Weiser hosts grocery merger forum, UFOs grab center stage in Washington | WHAT YOU NEED TO KNOW
Today is July 27, 2023, and here’s what you need to know:
With a potential merger between two national supermarket chains hanging in the balance, dozens of concerned employees and consumers showed out to Attorney General Phil Weiser’s town hall Wednesday night in Colorado Springs to share their stories and push for action.
Attendees say the merger between Kroger and Albertsons, which operate King Soopers and Safeway, respectively, puts communities’ food security and employees’ jobs at risk.
“We spend our lives building these reputations,” said Mary Slyter, an employee at the West Colorado Avenue Safeway. “We’re the ones that make the name. We’re the ones that bust butt to make sure that they see their profit, but yet we’re the ones which always get left out in the rain.”
The town hall, led by Weiser and state Sen. Tony Exum Sr. at Carmel Community School, not far from the South Academy Boulevard King Soopers closed due to asbestos, is the 13th such “listening session” Weiser has held in order to better understand community concerns and answer questions.
The U.S. is concealing a longstanding program that retrieves and reverse engineers unidentified flying objects, a former Air Force intelligence officer testified Wednesday to Congress. The Pentagon has denied his claims.
Retired Maj. David Grusch’s highly anticipated testimony before a House Oversight subcommittee was Congress’ latest foray into the world of UAPs – or “unidentified aerial phenomena,” which is the official term the U.S. government uses instead of UFOs. While the study of mysterious aircraft or objects often evokes talk of aliens and “little green men,” Democrats and Republicans in recent years have pushed for more research as a national security matter due to concerns that sightings observed by pilots may be tied to U.S. adversaries.
Grusch said he was asked in 2019 by the head of a government task force on UAPs to identify all highly classified programs relating to the task force’s mission. At the time, Grusch was detailed to the National Reconnaissance Office, the agency that operates U.S. spy satellites.
“I was informed in the course of my official duties of a multi-decade UAP crash retrieval and reverse engineering program to which I was denied access,” he said.
Asked whether the U.S. government had information about extraterrestrial life, Grusch said the U.S. likely has been aware of “non-human” activity since the 1930s.
The Colorado suicide prevention lifeline received more than 11,200 calls – 22% of which went unanswered – between April and May of this year, according to a new report from a health policy research group.
The 988 suicide and crisis lifeline went live in July of 2022, providing both phone and text support for individuals experiencing a mental health crisis. As a federally-mandated part of the National Suicide Hotline Designation Act of 2020, each state is required to have a call center that puts callers in contact with a live counselor. The program combined the former National Suicide Prevention Hotline and Veterans Crisis Line under a 3-digit alias.

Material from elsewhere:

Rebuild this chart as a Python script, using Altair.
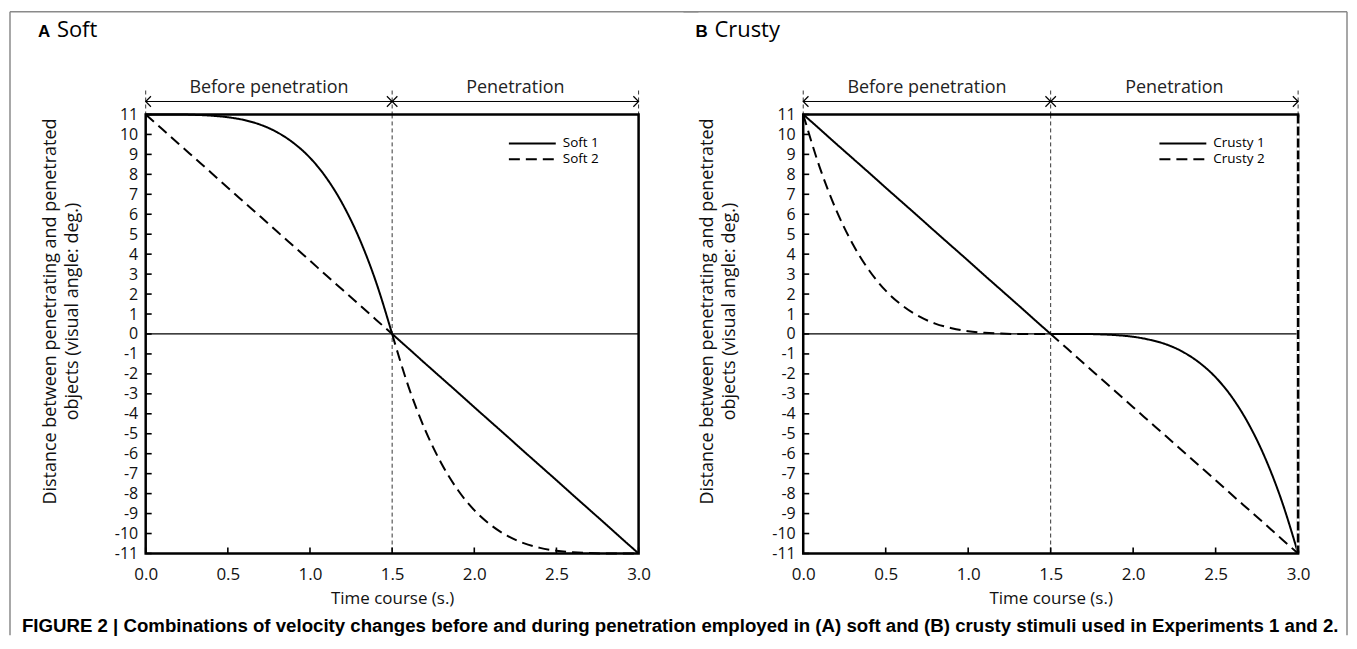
import altair as alt
import pandas as pd

# ---------------- data ----------------
T = [0.0, 0.1, 0.2, 0.3, 0.4, 0.5, 0.6, 0.7, 0.8, 0.9, 1.0, 1.1, 1.2, 1.3, 1.4, 1.5,
     1.6, 1.7, 1.8, 1.9, 2.0, 2.1, 2.2, 2.3, 2.4, 2.5, 2.6, 2.7, 2.8, 2.9, 3.0]

SOFT_1 = [11.0, 11.0, 11.0, 10.98, 10.94, 10.86, 10.72, 10.48, 10.11, 9.57, 8.83, 7.82, 6.49, 4.79, 2.65, 0.0,
          -0.73, -1.47, -2.2, -2.93, -3.67, -4.4, -5.13, -5.87, -6.6, -7.33, -8.07, -8.8, -9.53, -10.27, -11.0]
SOFT_2 = [11.0, 10.27, 9.53, 8.8, 8.07, 7.33, 6.6, 5.87, 5.13, 4.4, 3.67, 2.93, 2.2, 1.47, 0.73, 0.0,
          -2.65, -4.79, -6.49, -7.82, -8.83, -9.57, -10.11, -10.48, -10.72, -10.86, -10.94, -10.98, -11.0, -11.0, -11.0]
CRUSTY_1 = [11.0, 10.27, 9.53, 8.8, 8.07, 7.33, 6.6, 5.87, 5.13, 4.4, 3.67, 2.93, 2.2, 1.47, 0.73, 0.0,
            0.0, 0.0, -0.02, -0.06, -0.14, -0.29, -0.52, -0.89, -1.43, -2.17, -3.18, -4.51, -6.21, -8.35, -11.0]
CRUSTY_2 = [11.0, 8.35, 6.21, 4.51, 3.18, 2.17, 1.43, 0.89, 0.52, 0.29, 0.14, 0.06, 0.02, 0.0, 0.0, 0.0,
            -0.73, -1.47, -2.2, -2.93, -3.67, -4.4, -5.13, -5.87, -6.6, -7.33, -8.07, -8.8, -9.53, -10.27, -11.0]

Y_TICKS = list(range(-11, 12))
X_TICKS = [0.0, 0.5, 1.0, 1.5, 2.0, 2.5, 3.0]
PHASE_LABELS = ["Before penetration", "Penetration"]
PHASE_MID = [0.75, 2.25]
PHASE_BOUNDS = [0.0, 1.5, 3.0]

CAPTION = ("FIGURE 2 | Combinations of velocity changes before and during penetration employed in "
           "(A) soft and (B) crusty stimuli used in Experiments 1 and 2.")
Y_TITLE = ["Distance between penetrating and penetrated", "objects (visual angle: deg.)"]
X_TITLE = "Time course (s.)"

FONT = "Open Sans"
H = 440
XS = alt.Scale(domain=[0, 3], nice=False, zero=False)
YS = alt.Scale(domain=[-11, 11], nice=False, zero=False)

XAXIS = alt.Axis(values=X_TICKS, format=".1f", ticks=False, domain=False, grid=False,
                 labelFlush=False, labelOverlap=False,
                 labelFont=FONT, labelFontSize=17, labelPadding=13, labelColor="#111",
                 titleFont=FONT, titleFontSize=17, titleFontWeight="normal",
                 titleColor="#111", titlePadding=8)
YAXIS = alt.Axis(values=Y_TICKS, ticks=False, domain=False, grid=False,
                 labelExpr="'' + datum.value", labelOverlap=False, labelFlush=False,
                 labelFont=FONT, labelFontSize=16, labelPadding=8, labelColor="#111",
                 titleFont=FONT, titleFontSize=18, titleFontWeight="normal",
                 titleColor="#111", titlePadding=33, titleLineHeight=22, titleY=197)


def X(field):
    return alt.X(field, scale=XS, title=X_TITLE, axis=XAXIS)


def Y(field):
    return alt.Y(field, scale=YS, title=Y_TITLE, axis=YAXIS)


LEFT_ARROW = "M1,-1L0,0L1,1"
RIGHT_ARROW = "M-1,-1L0,0L-1,1"


def panel(letter, word, names, s1, s2, W, leg_x, first):
    # each phase (before / after 1.5 s) is drawn as its own curve; 1.5 s belongs to both
    rows = []
    for name, vals in zip(names, [s1, s2]):
        for t, v in zip(T, vals):
            if t <= 1.5:
                rows.append((t, v, name, name + "a"))
            if t >= 1.5:
                rows.append((t, v, name, name + "b"))
    df = pd.DataFrame(rows, columns=["t", "y", "series", "seg"])

    lines = alt.Chart(df).mark_line(color="black", strokeWidth=2, interpolate="monotone").encode(
        x=X("t:Q"),
        y=Y("y:Q"),
        strokeDash=alt.StrokeDash("series:N", scale=alt.Scale(domain=names, range=[[1, 0], [11, 6]]),
                                  legend=None),
        detail="seg:N",
    )

    yt = alt.Chart(pd.DataFrame({"v": Y_TICKS})).mark_rule(color="black", strokeWidth=1.6).encode(
        y=Y("v:Q"), x=alt.value(0), x2=alt.value(6))
    xt = alt.Chart(pd.DataFrame({"v": X_TICKS})).mark_rule(color="black", strokeWidth=1.6).encode(
        x=X("v:Q"), y=alt.value(H), y2=alt.value(H - 6))

    zero = alt.Chart(pd.DataFrame({"a": [0.0], "b": [3.0], "z": [0.0]})).mark_rule(
        color="black", strokeWidth=1.3).encode(
        x=X("a:Q"), x2="b:Q", y=Y("z:Q"))

    bnd = pd.DataFrame({"v": PHASE_BOUNDS})
    vdash_top = alt.Chart(bnd).mark_rule(color="black", strokeWidth=0.8, strokeDash=[4, 3]).encode(
        x=X("v:Q"), y=alt.value(-24), y2=alt.value(0))
    vdash_mid = alt.Chart(pd.DataFrame({"v": [PHASE_BOUNDS[1]]})).mark_rule(
        color="black", strokeWidth=0.8, strokeDash=[4, 3]).encode(
        x=X("v:Q"), y=alt.value(0), y2=alt.value(H))

    arrow = alt.Chart(pd.DataFrame({"a": [PHASE_BOUNDS[0]], "b": [PHASE_BOUNDS[2]]})).mark_rule(
        color="black", strokeWidth=1).encode(
        x=X("a:Q"), x2="b:Q", y=alt.value(-13))
    heads_l = alt.Chart(pd.DataFrame({"v": PHASE_BOUNDS[:2]})).mark_point(
        shape=LEFT_ARROW, size=110, filled=False, color="black", strokeWidth=1.2, opacity=1).encode(
        x=X("v:Q"), y=alt.value(-13))
    heads_r = alt.Chart(pd.DataFrame({"v": PHASE_BOUNDS[1:]})).mark_point(
        shape=RIGHT_ARROW, size=110, filled=False, color="black", strokeWidth=1.2, opacity=1).encode(
        x=X("v:Q"), y=alt.value(-13))
    phase_txt = alt.Chart(pd.DataFrame({"v": PHASE_MID, "lab": PHASE_LABELS})).mark_text(
        font=FONT, fontSize=18, color="#222", baseline="middle").encode(
        x=X("v:Q"), y=alt.value(-27), text="lab:N")

    # legend (drawn inside the plot)
    leg_rule_1 = alt.Chart(pd.DataFrame({"n": [names[0]]})).mark_rule(color="black", strokeWidth=2).encode(
        x=alt.value(leg_x), x2=alt.value(leg_x + 47), y=alt.value(29))
    leg_rule_2 = alt.Chart(pd.DataFrame({"n": [names[1]]})).mark_rule(
        color="black", strokeWidth=2, strokeDash=[11, 6]).encode(
        x=alt.value(leg_x), x2=alt.value(leg_x + 47), y=alt.value(45))
    leg_txt_1 = alt.Chart(pd.DataFrame({"n": [names[0]]})).mark_text(
        font=FONT, fontSize=13.5, align="left", baseline="middle", color="black").encode(
        x=alt.value(leg_x + 54), y=alt.value(29), text="n:N")
    leg_txt_2 = alt.Chart(pd.DataFrame({"n": [names[1]]})).mark_text(
        font=FONT, fontSize=13.5, align="left", baseline="middle", color="black").encode(
        x=alt.value(leg_x + 54), y=alt.value(45), text="n:N")

    # panel heading
    head_letter = alt.Chart(pd.DataFrame({"s": [letter]})).mark_text(
        font="Liberation Sans", fontWeight="bold", fontSize=17, align="left", baseline="alphabetic",
        color="black").encode(x=alt.value(-108), y=alt.value(-78), text="s:N")
    head_word = alt.Chart(pd.DataFrame({"s": [word]})).mark_text(
        font=FONT, fontSize=22, align="left", baseline="alphabetic", color="black").encode(
        x=alt.value(-89), y=alt.value(-78), text="s:N")

    layers = [lines, zero, yt, xt, vdash_top, vdash_mid, arrow, heads_l, heads_r, phase_txt,
              leg_rule_1, leg_rule_2, leg_txt_1, leg_txt_2, head_letter, head_word]

    frame_df = pd.DataFrame({"k": [0]})
    if first:
        layers.append(alt.Chart(frame_df).mark_rule(color="#8a8a8a", strokeWidth=1.5).encode(
            x=alt.value(-136), y=alt.value(-103), y2=alt.value(522)))
        layers.append(alt.Chart(frame_df).mark_rule(color="#8a8a8a", strokeWidth=1.5).encode(
            x=alt.value(-136), x2=alt.value(W + 60), y=alt.value(-103)))
        layers.append(alt.Chart(pd.DataFrame({"c": [CAPTION]})).mark_text(
            font="Liberation Sans", fontWeight="bold", fontSize=18.7, align="left", baseline="middle",
            color="black").encode(x=alt.value(-124), y=alt.value(513), text="c:N"))
    else:
        # right edge of panel B is drawn as a heavy dashed line in the reference
        edge = pd.DataFrame({"v": [PHASE_BOUNDS[2]]})
        layers.append(alt.Chart(edge).mark_rule(color="white", strokeWidth=3).encode(
            x=X("v:Q"), y=alt.value(3), y2=alt.value(H - 3)))
        layers.append(alt.Chart(edge).mark_rule(color="black", strokeWidth=2.5, strokeDash=[9, 3]).encode(
            x=X("v:Q"), y=alt.value(0), y2=alt.value(H)))
        layers.append(alt.Chart(frame_df).mark_rule(color="#8a8a8a", strokeWidth=1.5).encode(
            x=alt.value(-120), x2=alt.value(545), y=alt.value(-103)))
        layers.append(alt.Chart(frame_df).mark_rule(color="#8a8a8a", strokeWidth=1.5).encode(
            x=alt.value(545), y=alt.value(-103), y2=alt.value(522)))

    return alt.layer(*layers).properties(width=W, height=H)


pa = panel("A", "Soft", ["Soft 1", "Soft 2"], SOFT_1, SOFT_2, 494, 364, True)
pb = panel("B", "Crusty", ["Crusty 1", "Crusty 2"], CRUSTY_1, CRUSTY_2, 496, 357, False)

chart = alt.hconcat(pa, pb, spacing=165, bounds="flush").properties(
    padding={"left": 0, "top": 1, "right": 0, "bottom": 0}, background="white"
).configure_view(stroke="black", strokeWidth=2.5)

chart.save("out.html", embed_options={"renderer": "svg", "actions": False})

KFF, the health policy research group, notes that since its inception, 988 has made almost five million contacts nationally. But the program’s ability to answer calls has proven to be a tough task.
Between April and May, five states reported answer rates between 55% and 69%.
The Colorado Supreme Court announced earlier this month that it will review multiple criminal cases, with issues ranging from racial bias in jury selection and the meaning of a parent-child relationship to the law justifying deadly force against home intruders.
At least three of the court’s seven members must agree to hear a case on appeal.
The justices also resolved three appeals that came directly from the trial courts. One case was terminated as moot, another returned to the trial court with an admission that the judge committed an error, and the third case saw the Supreme Court let the trial judge’s ruling stand.
The Colorado Springs City Council granted a request to postpone an appeal hearing on a controversial apartment complex designed to support homeless young adults.
The council voted 8-1 Tuesday, with Councilman David Leinweber opposed, to delay the hearing on the 50-unit Launchpad Apartments planned to be built on the city’s west side until Aug. 8, the council’s next regular meeting.
Plan for Colorado Springs apartment complex for homeless young adults gets greenlight
Councilmembers said they supported postponing the item because Tuesday’s agenda was robust and included five public hearings on various land-use items, the Launchpad Apartments appeal among them.
“We would not be able to give the Launchpad session the right amount of time, energy and effort from councilmembers up here,” Council President Randy Helms said during a work session Monday, when the council discussed but did not vote on the appeal request.
Residents intend to ask the City Council to overturn the Planning Commission’s June 14 decision to uphold city planning staff’s administrative approval of plans to build the apartments just north of the intersection of West Uintah and North 19th streets.